* **Source material**:
-----

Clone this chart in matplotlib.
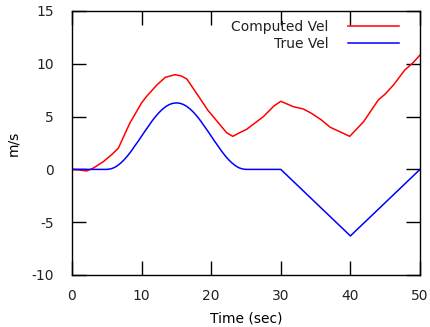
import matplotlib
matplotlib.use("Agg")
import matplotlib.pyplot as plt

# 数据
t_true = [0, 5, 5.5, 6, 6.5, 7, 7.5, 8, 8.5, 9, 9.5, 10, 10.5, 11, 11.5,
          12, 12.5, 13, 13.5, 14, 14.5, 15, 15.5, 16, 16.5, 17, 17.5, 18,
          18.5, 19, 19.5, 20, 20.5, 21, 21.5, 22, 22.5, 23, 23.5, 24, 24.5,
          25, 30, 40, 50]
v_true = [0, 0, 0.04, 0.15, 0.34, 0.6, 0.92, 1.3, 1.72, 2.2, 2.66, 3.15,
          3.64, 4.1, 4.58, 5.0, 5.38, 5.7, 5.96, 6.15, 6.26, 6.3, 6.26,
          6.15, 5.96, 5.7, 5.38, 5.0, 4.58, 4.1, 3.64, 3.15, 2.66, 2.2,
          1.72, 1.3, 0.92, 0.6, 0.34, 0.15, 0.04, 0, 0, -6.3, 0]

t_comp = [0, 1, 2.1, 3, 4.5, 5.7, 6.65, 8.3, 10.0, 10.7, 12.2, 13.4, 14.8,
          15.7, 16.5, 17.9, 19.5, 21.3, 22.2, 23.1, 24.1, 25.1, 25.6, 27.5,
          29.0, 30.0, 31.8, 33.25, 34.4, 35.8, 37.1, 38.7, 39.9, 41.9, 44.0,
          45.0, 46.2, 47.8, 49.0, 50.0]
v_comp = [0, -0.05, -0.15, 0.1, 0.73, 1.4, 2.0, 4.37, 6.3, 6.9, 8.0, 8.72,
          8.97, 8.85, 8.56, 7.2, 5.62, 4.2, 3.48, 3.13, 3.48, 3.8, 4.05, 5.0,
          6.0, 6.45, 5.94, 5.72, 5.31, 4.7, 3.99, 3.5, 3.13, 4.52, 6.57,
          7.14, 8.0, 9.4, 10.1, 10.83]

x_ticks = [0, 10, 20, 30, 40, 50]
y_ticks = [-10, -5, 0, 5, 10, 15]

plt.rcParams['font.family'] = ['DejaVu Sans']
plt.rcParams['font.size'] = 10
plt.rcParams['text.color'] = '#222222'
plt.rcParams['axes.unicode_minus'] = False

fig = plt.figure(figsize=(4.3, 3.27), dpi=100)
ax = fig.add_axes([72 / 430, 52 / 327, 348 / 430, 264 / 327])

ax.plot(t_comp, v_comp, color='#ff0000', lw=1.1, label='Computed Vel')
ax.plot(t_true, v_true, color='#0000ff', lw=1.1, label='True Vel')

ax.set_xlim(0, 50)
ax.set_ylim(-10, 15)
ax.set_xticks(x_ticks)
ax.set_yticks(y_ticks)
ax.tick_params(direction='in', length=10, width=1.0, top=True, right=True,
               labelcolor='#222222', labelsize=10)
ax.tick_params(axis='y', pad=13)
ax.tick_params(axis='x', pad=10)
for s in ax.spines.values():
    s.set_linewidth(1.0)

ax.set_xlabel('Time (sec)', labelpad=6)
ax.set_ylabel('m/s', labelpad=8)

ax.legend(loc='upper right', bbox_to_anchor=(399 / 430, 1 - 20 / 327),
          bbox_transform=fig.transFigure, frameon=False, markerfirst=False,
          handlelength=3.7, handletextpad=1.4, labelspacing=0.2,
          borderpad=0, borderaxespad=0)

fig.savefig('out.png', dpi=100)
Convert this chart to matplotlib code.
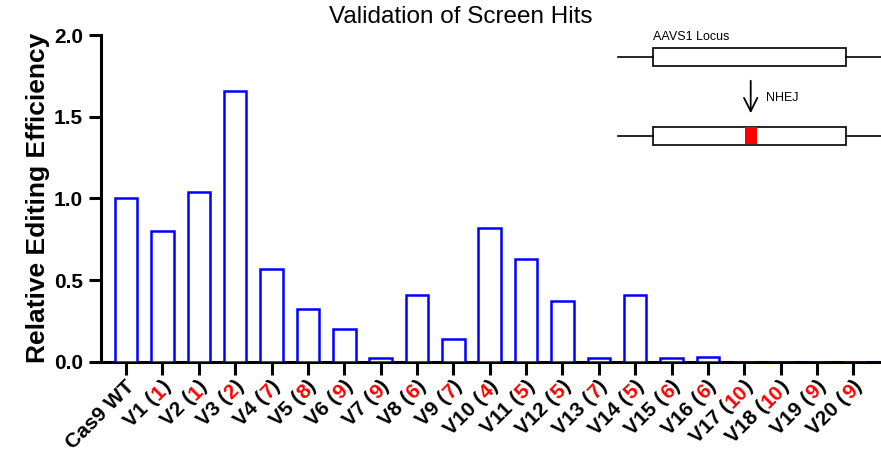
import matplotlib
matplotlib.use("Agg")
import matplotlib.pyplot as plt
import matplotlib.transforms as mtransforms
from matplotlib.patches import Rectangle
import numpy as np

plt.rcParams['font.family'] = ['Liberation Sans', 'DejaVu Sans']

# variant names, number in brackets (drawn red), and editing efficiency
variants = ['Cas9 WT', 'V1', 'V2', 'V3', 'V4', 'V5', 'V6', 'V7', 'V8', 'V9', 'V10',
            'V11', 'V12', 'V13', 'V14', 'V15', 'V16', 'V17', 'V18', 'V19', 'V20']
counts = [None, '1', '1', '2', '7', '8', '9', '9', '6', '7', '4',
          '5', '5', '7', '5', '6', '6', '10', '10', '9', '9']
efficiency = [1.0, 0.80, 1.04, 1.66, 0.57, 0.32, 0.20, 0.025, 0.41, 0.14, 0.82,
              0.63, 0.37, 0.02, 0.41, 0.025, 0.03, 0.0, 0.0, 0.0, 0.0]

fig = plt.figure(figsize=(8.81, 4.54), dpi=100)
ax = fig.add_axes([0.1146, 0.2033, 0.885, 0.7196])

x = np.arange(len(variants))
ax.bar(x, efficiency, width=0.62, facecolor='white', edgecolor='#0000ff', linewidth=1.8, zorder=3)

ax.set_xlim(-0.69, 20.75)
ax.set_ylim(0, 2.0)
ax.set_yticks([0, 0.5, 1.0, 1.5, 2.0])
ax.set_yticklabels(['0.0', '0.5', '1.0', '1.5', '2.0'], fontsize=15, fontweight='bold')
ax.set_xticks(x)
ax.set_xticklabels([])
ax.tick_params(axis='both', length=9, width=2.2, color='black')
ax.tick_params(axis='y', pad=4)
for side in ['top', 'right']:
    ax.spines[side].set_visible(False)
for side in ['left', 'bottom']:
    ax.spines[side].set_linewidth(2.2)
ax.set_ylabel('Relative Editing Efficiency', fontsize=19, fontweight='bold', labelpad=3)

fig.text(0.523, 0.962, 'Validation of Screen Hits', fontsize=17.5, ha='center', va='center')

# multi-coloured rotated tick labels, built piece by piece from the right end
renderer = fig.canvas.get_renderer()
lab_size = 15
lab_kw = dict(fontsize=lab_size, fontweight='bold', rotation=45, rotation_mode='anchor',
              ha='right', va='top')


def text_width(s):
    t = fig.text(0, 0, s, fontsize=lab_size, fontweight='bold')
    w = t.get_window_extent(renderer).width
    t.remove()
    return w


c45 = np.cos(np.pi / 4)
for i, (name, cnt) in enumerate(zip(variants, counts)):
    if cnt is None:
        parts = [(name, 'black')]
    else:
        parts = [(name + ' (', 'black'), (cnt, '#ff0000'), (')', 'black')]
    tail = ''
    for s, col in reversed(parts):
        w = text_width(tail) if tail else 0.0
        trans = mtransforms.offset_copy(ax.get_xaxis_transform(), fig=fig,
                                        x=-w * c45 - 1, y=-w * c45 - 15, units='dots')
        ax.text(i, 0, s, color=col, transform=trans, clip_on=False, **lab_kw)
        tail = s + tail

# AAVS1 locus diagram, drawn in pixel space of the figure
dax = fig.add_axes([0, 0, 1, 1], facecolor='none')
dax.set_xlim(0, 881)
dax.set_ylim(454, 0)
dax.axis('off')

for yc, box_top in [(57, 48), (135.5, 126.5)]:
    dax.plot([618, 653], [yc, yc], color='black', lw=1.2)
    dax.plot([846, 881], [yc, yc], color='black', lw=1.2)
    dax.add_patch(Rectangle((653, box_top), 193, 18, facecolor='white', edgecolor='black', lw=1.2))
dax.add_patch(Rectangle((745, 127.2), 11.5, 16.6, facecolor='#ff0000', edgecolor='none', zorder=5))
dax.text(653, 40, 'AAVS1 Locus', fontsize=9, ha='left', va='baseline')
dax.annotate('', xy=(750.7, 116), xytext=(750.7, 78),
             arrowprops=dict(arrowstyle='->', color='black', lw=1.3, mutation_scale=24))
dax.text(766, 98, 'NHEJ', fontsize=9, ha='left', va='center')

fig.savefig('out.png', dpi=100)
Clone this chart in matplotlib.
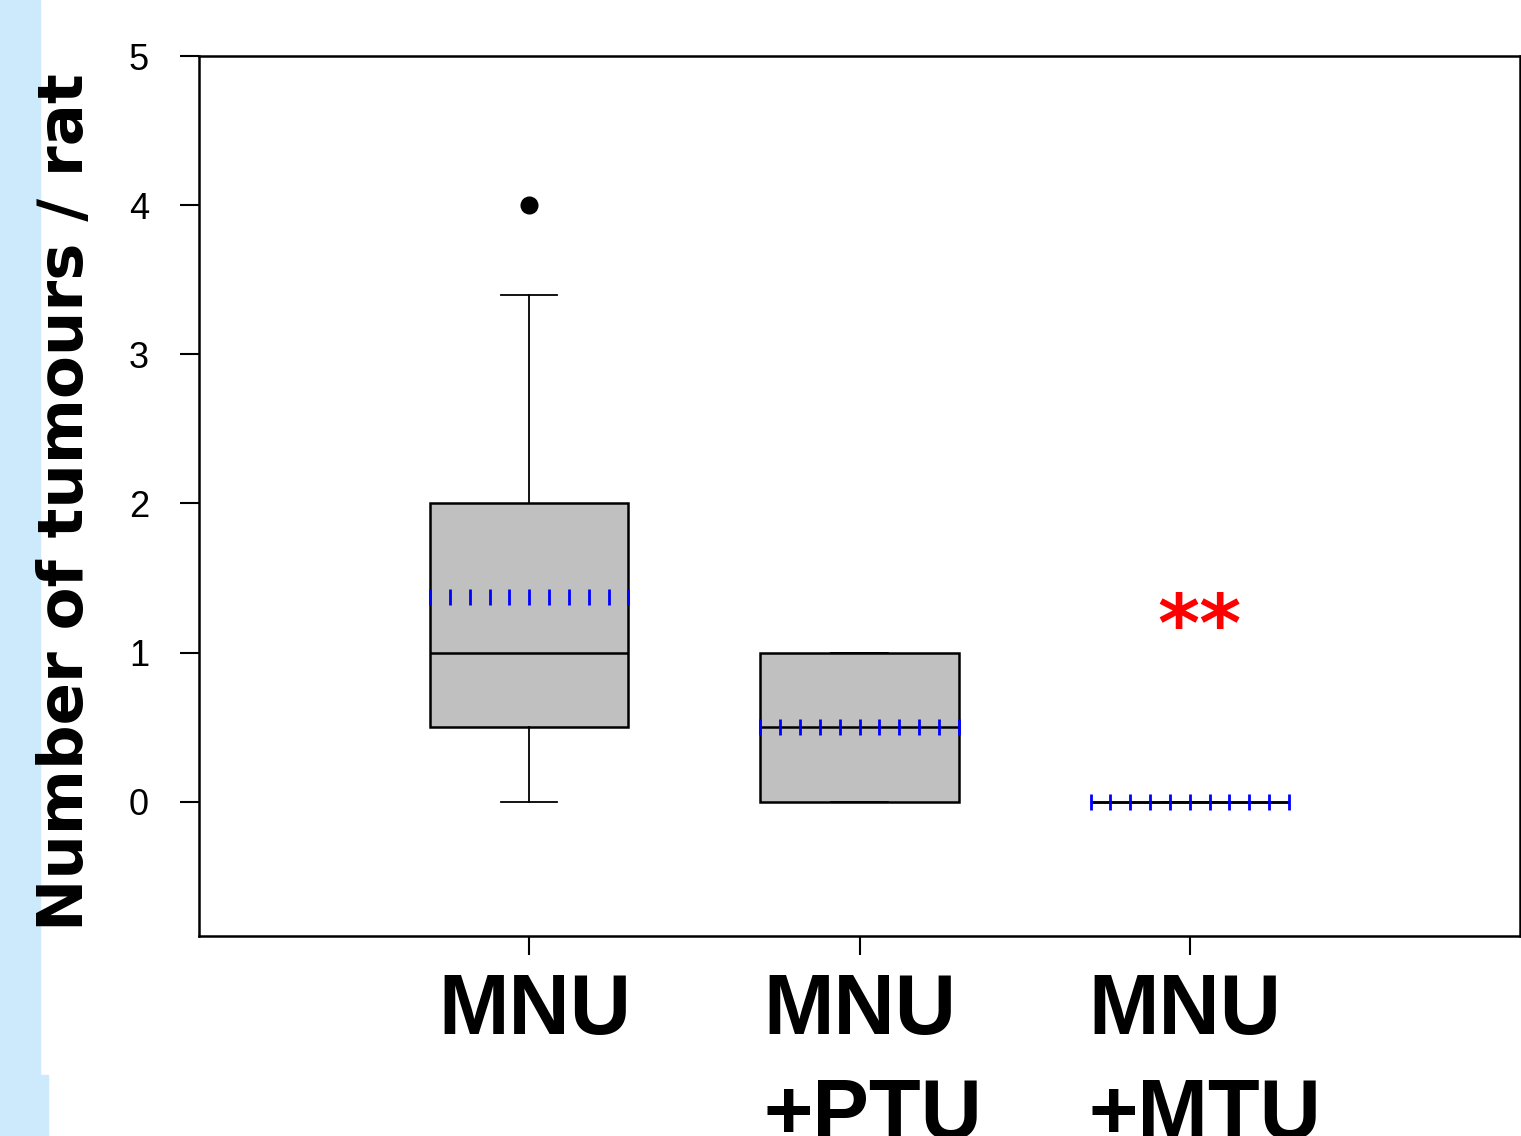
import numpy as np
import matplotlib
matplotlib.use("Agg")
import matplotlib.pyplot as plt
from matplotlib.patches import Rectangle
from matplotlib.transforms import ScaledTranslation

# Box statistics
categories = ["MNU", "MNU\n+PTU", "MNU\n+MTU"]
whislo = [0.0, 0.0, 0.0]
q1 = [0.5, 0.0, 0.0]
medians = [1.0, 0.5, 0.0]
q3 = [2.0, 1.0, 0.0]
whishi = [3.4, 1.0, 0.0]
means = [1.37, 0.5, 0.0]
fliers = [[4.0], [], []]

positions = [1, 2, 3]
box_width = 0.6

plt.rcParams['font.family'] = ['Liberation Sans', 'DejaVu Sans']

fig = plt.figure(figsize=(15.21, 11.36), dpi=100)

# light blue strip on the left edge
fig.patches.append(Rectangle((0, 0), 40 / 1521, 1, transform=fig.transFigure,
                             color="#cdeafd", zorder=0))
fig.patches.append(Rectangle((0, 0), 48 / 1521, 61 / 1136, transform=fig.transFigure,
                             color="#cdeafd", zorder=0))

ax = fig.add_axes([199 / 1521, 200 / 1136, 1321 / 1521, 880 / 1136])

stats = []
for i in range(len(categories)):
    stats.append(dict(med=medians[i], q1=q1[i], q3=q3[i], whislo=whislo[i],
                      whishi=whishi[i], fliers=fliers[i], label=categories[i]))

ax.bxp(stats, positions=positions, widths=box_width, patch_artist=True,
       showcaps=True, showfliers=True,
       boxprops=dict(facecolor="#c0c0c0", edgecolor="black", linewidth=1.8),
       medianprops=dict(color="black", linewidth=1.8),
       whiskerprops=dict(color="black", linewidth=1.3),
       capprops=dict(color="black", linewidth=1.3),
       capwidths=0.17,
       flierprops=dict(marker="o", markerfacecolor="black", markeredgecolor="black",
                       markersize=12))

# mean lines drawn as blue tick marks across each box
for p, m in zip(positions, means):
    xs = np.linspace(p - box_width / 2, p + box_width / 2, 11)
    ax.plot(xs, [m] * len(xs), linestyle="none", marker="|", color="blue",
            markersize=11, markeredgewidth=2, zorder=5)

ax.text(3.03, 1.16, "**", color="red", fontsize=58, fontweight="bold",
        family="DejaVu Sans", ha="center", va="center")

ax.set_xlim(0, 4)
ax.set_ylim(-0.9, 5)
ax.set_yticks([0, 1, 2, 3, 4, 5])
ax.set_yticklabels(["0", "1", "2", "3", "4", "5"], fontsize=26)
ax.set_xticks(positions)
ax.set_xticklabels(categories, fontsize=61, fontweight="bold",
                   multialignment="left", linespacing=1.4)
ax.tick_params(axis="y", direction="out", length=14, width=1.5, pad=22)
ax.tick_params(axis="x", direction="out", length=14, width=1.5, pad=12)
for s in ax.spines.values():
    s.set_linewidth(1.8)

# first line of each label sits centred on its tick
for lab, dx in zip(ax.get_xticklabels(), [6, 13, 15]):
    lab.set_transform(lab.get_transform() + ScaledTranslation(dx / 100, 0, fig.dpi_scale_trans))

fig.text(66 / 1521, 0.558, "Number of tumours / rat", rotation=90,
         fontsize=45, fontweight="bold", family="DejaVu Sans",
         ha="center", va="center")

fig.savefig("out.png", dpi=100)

-----

* **Exercise brief**:
Leave out the pictures and quote exactly the lines from the one where "Convert this chart to matplotlib code." appears to the one where "edgecolor='#0000ff', linewidth=1.8, zorder=3)" appears, both ends counted.

* **Answer to the exercise**:
Convert this chart to matplotlib code.
import matplotlib
matplotlib.use("Agg")
import matplotlib.pyplot as plt
import matplotlib.transforms as mtransforms
from matplotlib.patches import Rectangle
import numpy as np

plt.rcParams['font.family'] = ['Liberation Sans', 'DejaVu Sans']

# variant names, number in brackets (drawn red), and editing efficiency
variants = ['Cas9 WT', 'V1', 'V2', 'V3', 'V4', 'V5', 'V6', 'V7', 'V8', 'V9', 'V10',
            'V11', 'V12', 'V13', 'V14', 'V15', 'V16', 'V17', 'V18', 'V19', 'V20']
counts = [None, '1', '1', '2', '7', '8', '9', '9', '6', '7', '4',
          '5', '5', '7', '5', '6', '6', '10', '10', '9', '9']
efficiency = [1.0, 0.80, 1.04, 1.66, 0.57, 0.32, 0.20, 0.025, 0.41, 0.14, 0.82,
              0.63, 0.37, 0.02, 0.41, 0.025, 0.03, 0.0, 0.0, 0.0, 0.0]

fig = plt.figure(figsize=(8.81, 4.54), dpi=100)
ax = fig.add_axes([0.1146, 0.2033, 0.885, 0.7196])

x = np.arange(len(variants))
ax.bar(x, efficiency, width=0.62, facecolor='white', edgecolor='#0000ff', linewidth=1.8, zorder=3)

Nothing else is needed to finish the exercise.